* _Given request_: Every line of the material is to be quoted verbatim, minus the pictures.

* _Recorded information_:
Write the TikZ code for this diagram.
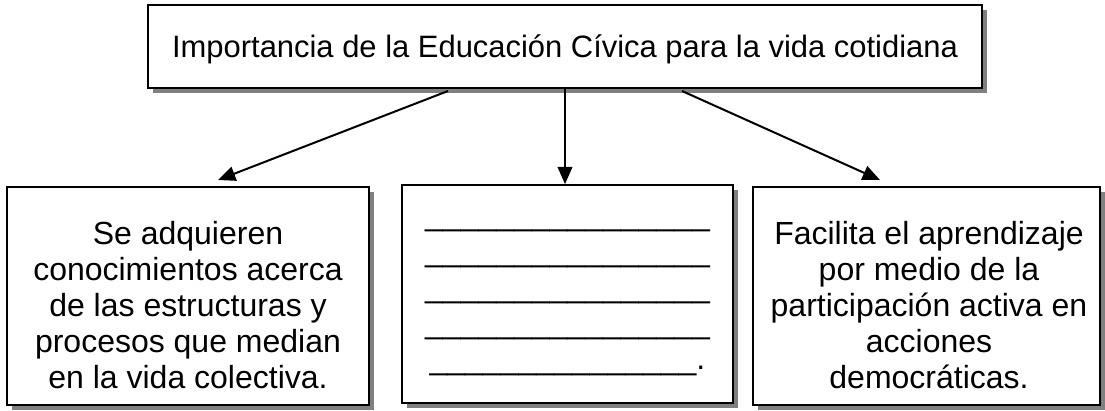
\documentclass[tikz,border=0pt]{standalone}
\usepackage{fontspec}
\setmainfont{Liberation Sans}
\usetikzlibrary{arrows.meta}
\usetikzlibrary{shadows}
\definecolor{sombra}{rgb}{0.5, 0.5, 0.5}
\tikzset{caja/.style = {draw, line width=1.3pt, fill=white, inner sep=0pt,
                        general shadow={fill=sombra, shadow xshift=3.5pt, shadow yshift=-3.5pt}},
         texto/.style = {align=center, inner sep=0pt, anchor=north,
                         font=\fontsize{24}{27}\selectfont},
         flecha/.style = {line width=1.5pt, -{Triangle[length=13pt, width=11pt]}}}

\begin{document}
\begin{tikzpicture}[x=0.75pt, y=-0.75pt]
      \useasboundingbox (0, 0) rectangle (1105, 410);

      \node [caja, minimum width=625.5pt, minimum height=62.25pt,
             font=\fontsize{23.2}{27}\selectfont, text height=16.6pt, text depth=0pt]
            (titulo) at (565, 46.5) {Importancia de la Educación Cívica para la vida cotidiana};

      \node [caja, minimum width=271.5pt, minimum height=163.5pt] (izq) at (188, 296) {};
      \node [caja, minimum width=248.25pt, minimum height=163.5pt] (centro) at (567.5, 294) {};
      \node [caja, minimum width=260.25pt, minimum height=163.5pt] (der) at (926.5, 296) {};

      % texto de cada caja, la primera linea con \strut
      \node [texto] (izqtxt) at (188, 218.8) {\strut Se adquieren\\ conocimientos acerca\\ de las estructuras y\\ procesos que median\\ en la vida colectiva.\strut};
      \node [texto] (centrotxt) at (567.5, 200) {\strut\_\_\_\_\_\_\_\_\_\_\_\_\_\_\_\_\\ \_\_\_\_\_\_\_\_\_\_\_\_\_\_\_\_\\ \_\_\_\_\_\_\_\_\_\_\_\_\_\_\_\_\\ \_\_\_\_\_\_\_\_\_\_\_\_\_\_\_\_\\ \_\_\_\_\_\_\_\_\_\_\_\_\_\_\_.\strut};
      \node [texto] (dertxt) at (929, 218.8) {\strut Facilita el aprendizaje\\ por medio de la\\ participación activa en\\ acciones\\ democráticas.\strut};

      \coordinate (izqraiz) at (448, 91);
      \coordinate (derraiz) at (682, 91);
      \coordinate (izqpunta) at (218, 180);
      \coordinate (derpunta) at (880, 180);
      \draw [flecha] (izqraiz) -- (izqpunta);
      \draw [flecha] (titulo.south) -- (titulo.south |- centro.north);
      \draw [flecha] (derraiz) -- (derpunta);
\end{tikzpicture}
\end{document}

* _Result for this exercise_:
Write the TikZ code for this diagram.
\documentclass[tikz,border=0pt]{standalone}
\usepackage{fontspec}
\setmainfont{Liberation Sans}
\usetikzlibrary{arrows.meta}
\usetikzlibrary{shadows}
\definecolor{sombra}{rgb}{0.5, 0.5, 0.5}
\tikzset{caja/.style = {draw, line width=1.3pt, fill=white, inner sep=0pt,
                        general shadow={fill=sombra, shadow xshift=3.5pt, shadow yshift=-3.5pt}},
         texto/.style = {align=center, inner sep=0pt, anchor=north,
                         font=\fontsize{24}{27}\selectfont},
         flecha/.style = {line width=1.5pt, -{Triangle[length=13pt, width=11pt]}}}

\begin{document}
\begin{tikzpicture}[x=0.75pt, y=-0.75pt]
      \useasboundingbox (0, 0) rectangle (1105, 410);

      \node [caja, minimum width=625.5pt, minimum height=62.25pt,
             font=\fontsize{23.2}{27}\selectfont, text height=16.6pt, text depth=0pt]
            (titulo) at (565, 46.5) {Importancia de la Educación Cívica para la vida cotidiana};

      \node [caja, minimum width=271.5pt, minimum height=163.5pt] (izq) at (188, 296) {};
      \node [caja, minimum width=248.25pt, minimum height=163.5pt] (centro) at (567.5, 294) {};
      \node [caja, minimum width=260.25pt, minimum height=163.5pt] (der) at (926.5, 296) {};

      % texto de cada caja, la primera linea con \strut
      \node [texto] (izqtxt) at (188, 218.8) {\strut Se adquieren\\ conocimientos acerca\\ de las estructuras y\\ procesos que median\\ en la vida colectiva.\strut};
      \node [texto] (centrotxt) at (567.5, 200) {\strut\_\_\_\_\_\_\_\_\_\_\_\_\_\_\_\_\\ \_\_\_\_\_\_\_\_\_\_\_\_\_\_\_\_\\ \_\_\_\_\_\_\_\_\_\_\_\_\_\_\_\_\\ \_\_\_\_\_\_\_\_\_\_\_\_\_\_\_\_\\ \_\_\_\_\_\_\_\_\_\_\_\_\_\_\_.\strut};
      \node [texto] (dertxt) at (929, 218.8) {\strut Facilita el aprendizaje\\ por medio de la\\ participación activa en\\ acciones\\ democráticas.\strut};

      \coordinate (izqraiz) at (448, 91);
      \coordinate (derraiz) at (682, 91);
      \coordinate (izqpunta) at (218, 180);
      \coordinate (derpunta) at (880, 180);
      \draw [flecha] (izqraiz) -- (izqpunta);
      \draw [flecha] (titulo.south) -- (titulo.south |- centro.north);
      \draw [flecha] (derraiz) -- (derpunta);
\end{tikzpicture}
\end{document}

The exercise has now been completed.